SINCE 1993 - not to mention before then - there has never been a moment when the Palestinians were genuinely interested in peace. They have only been interested in forcing Israel to surrender and retreat. Their ultimate goal is its dissolution. Since the defeat of Yasser Arafat's last terror campaign in 2002-3, the Palestinians have emphasized the tactic of delegitimizing Israel. They have been quite successful, in large part because Israel has never taken the measure of their strategy and devised appropriate means to counter it.

President Barack Obama's view of the conflict has been shaped by the current version of the Palestinian narrative, which demonizes Israel because of "the occupation." He wants the occupation, as the Palestinians define it, to end, unilaterally if necessary. He is not very interested in how this would affect prospects for peace or Israel's security. Conforming to his desires may reduce current frictions with the US. It will not, however, end the Palestinians' - and the Arabs' - ongoing effort to delegitimize Israel and undermine its security.

The same thing will happen if Israel tries to accommodate itself to the Palestinians' current demands in Judea, Samaria and Jerusalem, filtered through the Obama administration. The Palestinians will merely recast their narrative and work on undermining Israel in a different way, in hopes of one day happening upon an American president who buys the latest version. For the complete Palestinian narrative maintains that Jewish people's attempt to create and maintain a Jewish state is fundamentally illegitimate, and that Nazareth, Lod and Tel Aviv are also occupied territory. Every Palestinian schoolbook says so, and so do most Palestinian citizens of Israel.

Many Europeans agree, and there are signs that the Obama administration accepts at least parts of this Palestinian narrative.

Ending the occupation in Judea, Samaria and Jerusalem is simply what the Palestinians - and the Americans - choose to emphasize today.

Obama and his advisers don't much care for Israel and want it to just do what it's told. Their desires and vision, however, have been shaped by the Palestinians and the wider Arab world.

Nothing could be more destructive of Israel's vital interests than to accede to a dynamic whereby the Arab world turns the US government into an agent for enforcing its demands upon Israel. That can end only one way. Barak may use words like "assertive" and "decisive" to describe his policy, but at the end of the day the appropriate word for it is "appeasement."

ISRAEL'S CURRENT policy does need to change. A year ago, trying to accommodate American policy seemed to be the path of wisdom. That's no longer true. Israel needs to make clear to the Obama administration, and more importantly to other, broader constituencies in the US, that it simply cannot afford to allow any American government to become the agent whereby Palestinian and Arab demands are forced upon it.

Israel needs an aggressive new policy to combat the Palestinians' efforts to delegitimize it. Simply adopting its policies to conform to Palestinian demands will not accomplish anything. It needs to assert its rights and the justice of Zionism, and attack the legitimacy of the Palestinians, their policies and their positions. This requires a significant new investment of thought, funds and manpower in a form of warfare that has hitherto largely been neglected.

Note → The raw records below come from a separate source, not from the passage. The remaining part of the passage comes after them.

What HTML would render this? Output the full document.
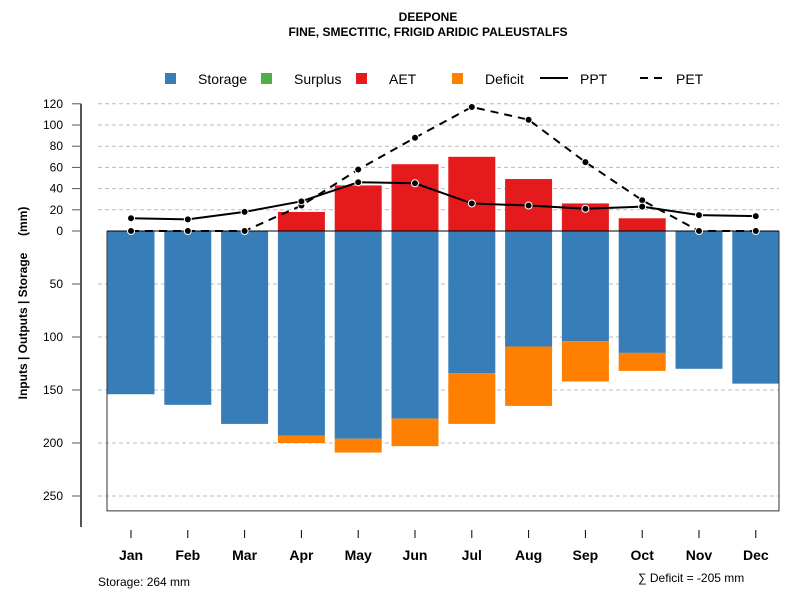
<!DOCTYPE html>
<html><head><meta charset="utf-8"><style>
body{margin:0;background:#fff}
svg text{font-family:"Liberation Sans",sans-serif}
</style></head><body>
<svg id="c" width="800" height="600" xmlns="http://www.w3.org/2000/svg">
<text x="428" y="21" font-size="12" font-weight="bold" text-anchor="middle">DEEPONE</text>
<text x="428" y="36" font-size="12" font-weight="bold" text-anchor="middle">FINE, SMECTITIC, FRIGID ARIDIC PALEUSTALFS</text>
<g id="legend" font-size="14">
<g><rect x="165" y="73" width="11" height="11" fill="#377eb8"/><text x="198" y="84">Storage</text></g>
<g><rect x="261" y="73" width="11" height="11" fill="#4daf4a"/><text x="294" y="84">Surplus</text></g>
<g><rect x="356" y="73" width="11" height="11" fill="#e41a1c"/><text x="389" y="84">AET</text></g>
<g><rect x="452" y="73" width="11" height="11" fill="#ff7f00"/><text x="485" y="84">Deficit</text></g>
<g><line x1="540" y1="78" x2="568" y2="78" stroke="#000" stroke-width="2"/><text x="580" y="84">PPT</text></g>
<g><line x1="640" y1="78" x2="668" y2="78" stroke="#000" stroke-width="2" stroke-dasharray="8,6"/><text x="676" y="84">PET</text></g>
</g>
<g id="grid"></g><g id="bars"></g><g id="lines"></g><g id="axes"></g>
<text x="98" y="586" font-size="12">Storage: 264 mm</text>
<text x="638" y="582" font-size="12">∑ Deficit = -205 mm</text>
<text transform="translate(27,303) rotate(-90)" font-size="12" font-weight="bold" text-anchor="middle" style="white-space:pre">Inputs | Outputs | Storage     (mm)</text>
</svg>
<script>
const months=["Jan","Feb","Mar","Apr","May","Jun","Jul","Aug","Sep","Oct","Nov","Dec"];
const storage=[154,164,182,193,196,177,134,109,104,115,130,144];
const deficit=[0,0,0,7,13,26,48,56,38,17,0,0];
const aet=[0,0,0,18,43,63,70,49,26,12,0,0];
const ppt=[12,11,18,28,46,45,26,24,21,23,15,14];
const pet=[0,0,0,24,58,88,117,105,65,29,0,0];
const posTicks=[0,20,40,60,80,100,120];
const negTicks=[50,100,150,200,250];
const storageCap=264;
const NS="http://www.w3.org/2000/svg";
function y(v){return 231-v*1.06;}
function x(i){return 131+i*56.8;}
function mk(p,t,a){const e=document.createElementNS(NS,t);for(const k in a)e.setAttribute(k,a[k]);document.getElementById(p).appendChild(e);return e;}
const bw=47;
posTicks.concat(negTicks.map(v=>-v)).forEach(v=>{
 if(v!==0){const g=mk("grid","line",{x1:98,x2:779,y1:y(v),y2:y(v),stroke:"#bbb","stroke-dasharray":"4,3"});
 
 }
 const t=mk("axes","line",{x1:72,x2:81,y1:y(v),y2:y(v),stroke:"#555"});
 
 
 const l=mk("axes","text",{x:63,y:y(v)+4,"font-size":12,"text-anchor":"end"});l.textContent=Math.abs(v);
 
 
});
months.forEach((m,i)=>{
 const s=mk("bars","rect",{x:x(i)-bw/2,y:y(0),width:bw,height:storage[i]*1.06,fill:"#377eb8"});
 
 
 if(deficit[i]>0){const d=mk("bars","rect",{x:x(i)-bw/2,y:y(-storage[i]),width:bw,height:deficit[i]*1.06,fill:"#ff7f00"});
 
 }
 if(aet[i]>0){const a=mk("bars","rect",{x:x(i)-bw/2,y:y(aet[i]),width:bw,height:aet[i]*1.06,fill:"#e41a1c"});
 
 }
 const t=mk("axes","line",{x1:x(i),x2:x(i),y1:530,y2:538,stroke:"#000"});
 
 
 const l=mk("axes","text",{x:x(i),y:560,"font-size":14,"font-weight":"bold","text-anchor":"middle"});l.textContent=m;
 
 
});
const zl=mk("bars","line",{x1:107,x2:779,y1:y(0),y2:y(0),stroke:"#000"});


const box=mk("bars","polyline",{points:`107,${y(0)} 107,${y(-storageCap)} 779,${y(-storageCap)} 779,${y(0)}`,fill:"none",stroke:"#333"});


const ax=mk("axes","line",{x1:81,x2:81,y1:y(120),y2:527,stroke:"#555","stroke-width":2});


[[pet,"8,6","pet"],[ppt,null,"ppt"]].forEach(([d,dash,n])=>{
 const a={points:d.map((v,i)=>x(i)+","+y(v)).join(" "),fill:"none",stroke:"#000","stroke-width":2};
 if(dash)a["stroke-dasharray"]=dash;
 const p=mk("lines","polyline",a);
 
 
 d.forEach((v,i)=>{const c=mk("lines","circle",{cx:x(i),cy:y(v),r:3.5,fill:"#000",stroke:"#fff","stroke-width":1});
 
 });
});
</script>
</body></html>
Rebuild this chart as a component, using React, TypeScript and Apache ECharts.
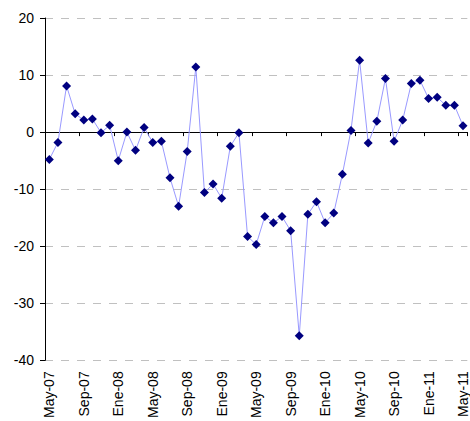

Israel's activities in the legitimacy wars need to be backed up by a new policy toward the Palestinians. It should invest significant funds and effort in achieving separation from the Palestinians as soon as possible. The "occupation" should be ended. Israel should build roads and fences to join together Palestinian inhabited areas in Judea and Samaria and isolate them from Israeli areas, including settlements and other territories whose retention is regarded as vital. Palestinians and Israelis should never have to meet, and while Israeli forces will have to continue to carry out missions in the residual Palestinian areas, none should be stationed there.

Finally, Israel should do something soon to puncture the current Palestinian narrative of the conflict. One thing it could do is to hold a referendum in some of the Arab-inhabited neighborhoods of Jerusalem: Do the residents wish to be transferred immediately to the control of the Palestinian authority - losing their Israeli identity cards and the right to work in Israel, visit Israel or enjoy its social services - or to continue as they now are? The result will almost certainly be gratifying, and put an end to the mantra of "a Palestinian state in the 1967 borders whose capital is Jerusalem."